El Paso County, he believes, is well positioned to draw Millenials (who left for Denver’s jobs and youthful culture) back when they’re ready to raise a family. That view is supported by the U.S. Census Bureau and ESRI (geographical) data that show Colorado Springs metro area’s fastest growing segment of the population are those 55 to 74 years of age. The next fastest growing demographic: 25-34 year olds.

Even as local job growth now lags behind population growth, the region is expected to grow to three-quarters of a million people by 2020.
Much of that growth – more than 50 percent – will occur among seniors. A 2013 Quality of Life Indicators report noted that a “Silver Tsunami” is on the way. El Paso County’s 65+ population will increase an astounding 179 percent, from 61,788 in 2010 to 172,394 by 2040.

Another key to the future: our abundant geography. With 2,100 square miles in El Paso County, there’s plenty of land to support a growing population. That’s good because we’re also the 11th fastest growing county in Colorado.

Those who live here also make good – not great – money. El Paso County’s $57,531 median household income represents 22.8 percent growth since 2000. That’s about the same rate as Colorado (23.4 percent) but is lower than the U.S. average rate of 26.3 percent.

There’s even better news on the housing front. Pikes Peak region median home values from 2008 – 2012 grew by almost 48 percent. That’s higher than the state average rate of 42.1 percent, but remains lower than the national average rate of almost 52 percent.  

Colorado Springs Housing and Building Association President, Classic Homes’ chief executive Joe Loidolt sees steady, incremental growth on the horizon. New home building permits are likely to hover near 2013’s total of 2,676 – a 20 percent jump over 2012.

Home building permits – a frequent barometer of the Pikes Peak region’s economic health – create employment for thousands of workers.

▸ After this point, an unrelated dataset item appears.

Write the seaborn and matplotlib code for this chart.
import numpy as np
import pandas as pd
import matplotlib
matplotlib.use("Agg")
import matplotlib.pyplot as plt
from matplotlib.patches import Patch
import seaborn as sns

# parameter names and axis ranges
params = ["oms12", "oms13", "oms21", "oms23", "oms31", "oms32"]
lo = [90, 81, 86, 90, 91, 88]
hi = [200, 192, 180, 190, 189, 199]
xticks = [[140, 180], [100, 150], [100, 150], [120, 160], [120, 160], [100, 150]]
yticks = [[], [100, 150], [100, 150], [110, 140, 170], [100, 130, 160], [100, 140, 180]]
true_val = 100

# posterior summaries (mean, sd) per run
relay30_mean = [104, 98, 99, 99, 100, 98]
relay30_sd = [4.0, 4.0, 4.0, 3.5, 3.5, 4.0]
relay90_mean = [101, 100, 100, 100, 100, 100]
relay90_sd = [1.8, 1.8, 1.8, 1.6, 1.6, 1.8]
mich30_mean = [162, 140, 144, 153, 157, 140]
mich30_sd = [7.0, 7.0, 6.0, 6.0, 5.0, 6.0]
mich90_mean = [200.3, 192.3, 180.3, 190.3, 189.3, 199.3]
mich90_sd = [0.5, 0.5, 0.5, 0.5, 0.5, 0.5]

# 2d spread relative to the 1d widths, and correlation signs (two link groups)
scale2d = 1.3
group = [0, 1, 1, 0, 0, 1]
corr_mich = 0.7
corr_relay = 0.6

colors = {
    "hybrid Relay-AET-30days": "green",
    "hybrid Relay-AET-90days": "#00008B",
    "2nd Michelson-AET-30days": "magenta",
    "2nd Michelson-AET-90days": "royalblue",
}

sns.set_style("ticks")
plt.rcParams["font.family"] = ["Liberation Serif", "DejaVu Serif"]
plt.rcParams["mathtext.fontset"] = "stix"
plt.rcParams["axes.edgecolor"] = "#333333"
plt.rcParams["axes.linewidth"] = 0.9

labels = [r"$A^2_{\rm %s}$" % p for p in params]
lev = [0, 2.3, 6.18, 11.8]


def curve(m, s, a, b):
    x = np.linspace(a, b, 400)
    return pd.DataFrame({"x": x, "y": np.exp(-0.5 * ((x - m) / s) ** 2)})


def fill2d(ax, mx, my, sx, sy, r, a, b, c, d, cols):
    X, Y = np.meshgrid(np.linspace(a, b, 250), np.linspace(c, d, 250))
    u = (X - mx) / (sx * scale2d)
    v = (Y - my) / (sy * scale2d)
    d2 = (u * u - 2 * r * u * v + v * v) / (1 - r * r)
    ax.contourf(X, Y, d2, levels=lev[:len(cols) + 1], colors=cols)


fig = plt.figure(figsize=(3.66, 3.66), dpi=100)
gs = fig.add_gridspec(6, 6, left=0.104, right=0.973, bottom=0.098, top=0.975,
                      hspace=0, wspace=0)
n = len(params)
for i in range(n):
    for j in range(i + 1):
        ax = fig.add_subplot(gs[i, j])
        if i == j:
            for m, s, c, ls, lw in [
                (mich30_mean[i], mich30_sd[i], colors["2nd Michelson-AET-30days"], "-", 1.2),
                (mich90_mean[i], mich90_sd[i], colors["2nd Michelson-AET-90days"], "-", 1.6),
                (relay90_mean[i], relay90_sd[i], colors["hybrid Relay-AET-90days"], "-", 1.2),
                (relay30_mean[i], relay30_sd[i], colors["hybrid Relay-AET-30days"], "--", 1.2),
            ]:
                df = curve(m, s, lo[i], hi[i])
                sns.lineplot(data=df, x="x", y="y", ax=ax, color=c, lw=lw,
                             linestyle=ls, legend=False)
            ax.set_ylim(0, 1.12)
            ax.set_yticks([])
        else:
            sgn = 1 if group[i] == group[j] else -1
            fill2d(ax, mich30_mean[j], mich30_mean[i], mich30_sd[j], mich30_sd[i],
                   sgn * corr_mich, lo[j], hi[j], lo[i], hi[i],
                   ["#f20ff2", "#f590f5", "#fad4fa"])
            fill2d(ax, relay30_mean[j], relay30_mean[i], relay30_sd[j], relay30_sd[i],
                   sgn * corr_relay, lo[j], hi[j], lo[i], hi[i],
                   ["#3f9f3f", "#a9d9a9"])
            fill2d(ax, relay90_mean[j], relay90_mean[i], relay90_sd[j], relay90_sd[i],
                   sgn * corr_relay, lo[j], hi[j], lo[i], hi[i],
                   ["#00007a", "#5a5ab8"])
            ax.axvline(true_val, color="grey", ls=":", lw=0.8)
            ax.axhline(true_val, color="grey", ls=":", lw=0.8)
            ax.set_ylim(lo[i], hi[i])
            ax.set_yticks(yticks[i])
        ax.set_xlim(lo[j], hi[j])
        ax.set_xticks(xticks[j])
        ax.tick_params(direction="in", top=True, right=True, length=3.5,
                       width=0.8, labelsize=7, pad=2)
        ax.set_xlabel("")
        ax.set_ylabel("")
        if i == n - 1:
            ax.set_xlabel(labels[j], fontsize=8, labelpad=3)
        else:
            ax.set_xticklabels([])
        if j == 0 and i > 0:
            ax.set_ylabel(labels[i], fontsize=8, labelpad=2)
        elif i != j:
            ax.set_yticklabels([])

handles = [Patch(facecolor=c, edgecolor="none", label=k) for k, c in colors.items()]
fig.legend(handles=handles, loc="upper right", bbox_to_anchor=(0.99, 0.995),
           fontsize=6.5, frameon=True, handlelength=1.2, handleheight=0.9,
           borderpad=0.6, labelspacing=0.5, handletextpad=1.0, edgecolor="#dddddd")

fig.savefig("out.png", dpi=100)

The industry’s economic ripple effect means millions of dollars in sales and use taxes flow to city and county coffers.

“In order to see another lift like that (in building permits), we’ll need new jobs and low interest rates,” he says, adding that builders are also concerned about the rising cost both of mortgages and building materials.

Loidolt identifies the county’s greatest homebuilding activities to be located east in Banning Lewis Ranch (north of Woodmen Road) Indigo Ranch and Meridian Ranch as well as further south and east of Marksheffel Road in communities like Lorson Ranch. The Fountain Valley is another growth corridor, especially for first-time and move-up buyers. And upscale homes in north El Paso County communities like Flying Horse and Monument’s Promontory Pointe are seeing an uptick in buyers.

So far the homebuilding industry’s outlook for 2014 is on par with last year’s 2,688 building permits. Loidolt attributes neutral growth to the lack of new jobs.
“Our economy seems to be picking up, but we’re all cautious because we know the headwinds we’re dealing with.”